Jesus finally finishes the Sermon on the Mount and comes down, where millions of new converts are waiting to greet him. And here's the part where being famous starts to become a pain in the ass. The first person to approach him is a leper, who asks him to heal his illness. Jesus touches him, and he's cured. Next, a Roman centurion has a story about a sick slave. Jesus amiably agrees to go home with him, but the centurion is too embarrassed to admit that his house is a mess and he has no idea where the slave keeps the coffee, so he insists it's enough for Jesus to say the slave is healed.
Now, Jesus, the guy who was supposedly all about brotherhood and equality, doesn't pause here to tell the guy to set his slave free. Oh no, he's got plenty of time to tell us about how Jews are going to hell, but no space to condemn slavery.
Next up is Peter's mother-in-law. According to his Wikipedia page, Peter was the first pope, so I don't know how they reconcile that one. Anyway, she has a fever, and Jesus heals her. Then he sets about exorcising a number of anonymous demons.
All the while, he's collecting more and more followers. Some of them have personal difficulties, like one who says he needs to go home for a bit to tend to his sick father. Jesus is less sympathetic than you might expect: Follow me; and let the dead bury their dead (v. 22).
Somewhat later, Jesus and his disciples go on a cruise. One night, either due to bad weather or bad seafood, the ship starts pitching back and forth. The disciples get scared, so they go to Jesus, who is grouchy at them for waking him up, then calms the sea down.
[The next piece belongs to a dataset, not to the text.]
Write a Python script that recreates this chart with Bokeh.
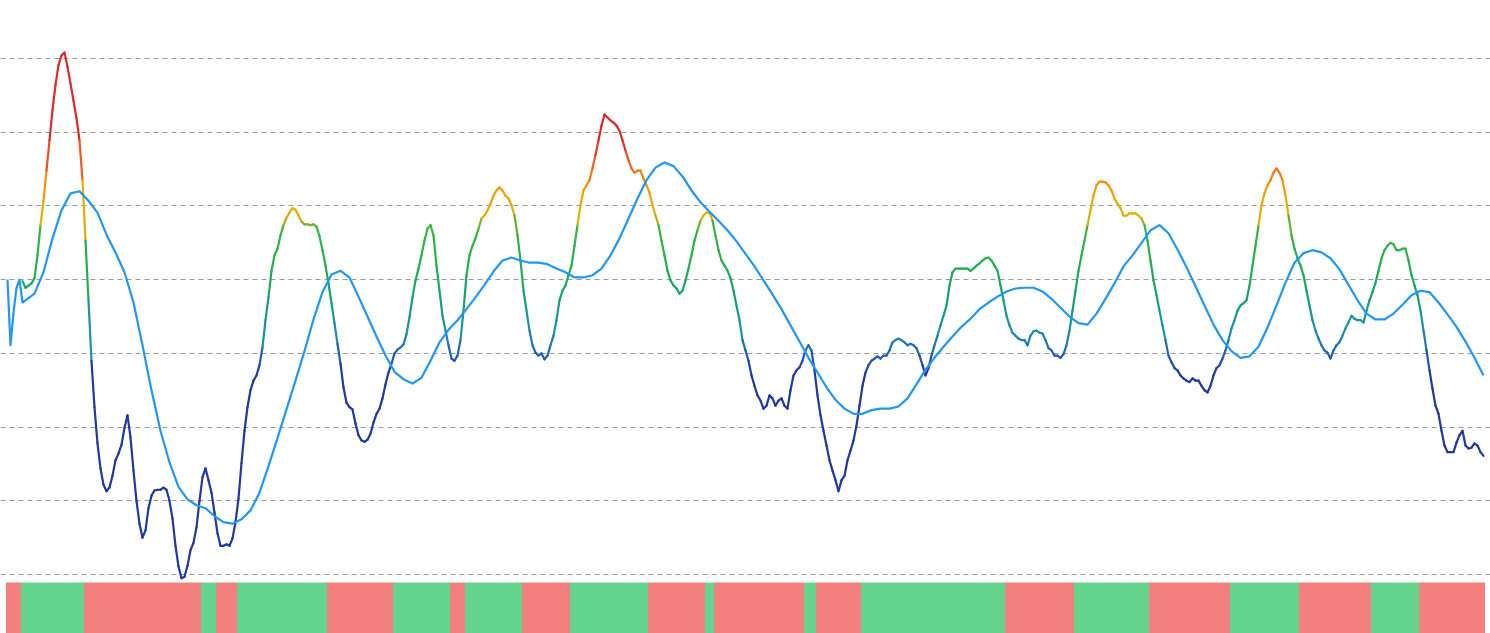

They were on their way to a place called Gergesenes, where two men have been possessed by devils. They taunt him, and tell him to cast them into a nearby herd of swine. So Jesus does, then he makes the whole herd jump off a cliff into the sea. The swineherds flee to the city to tell their story, then the residents ask Jesus & co. to leave and really, who can blame them? No bacon for them all winter now.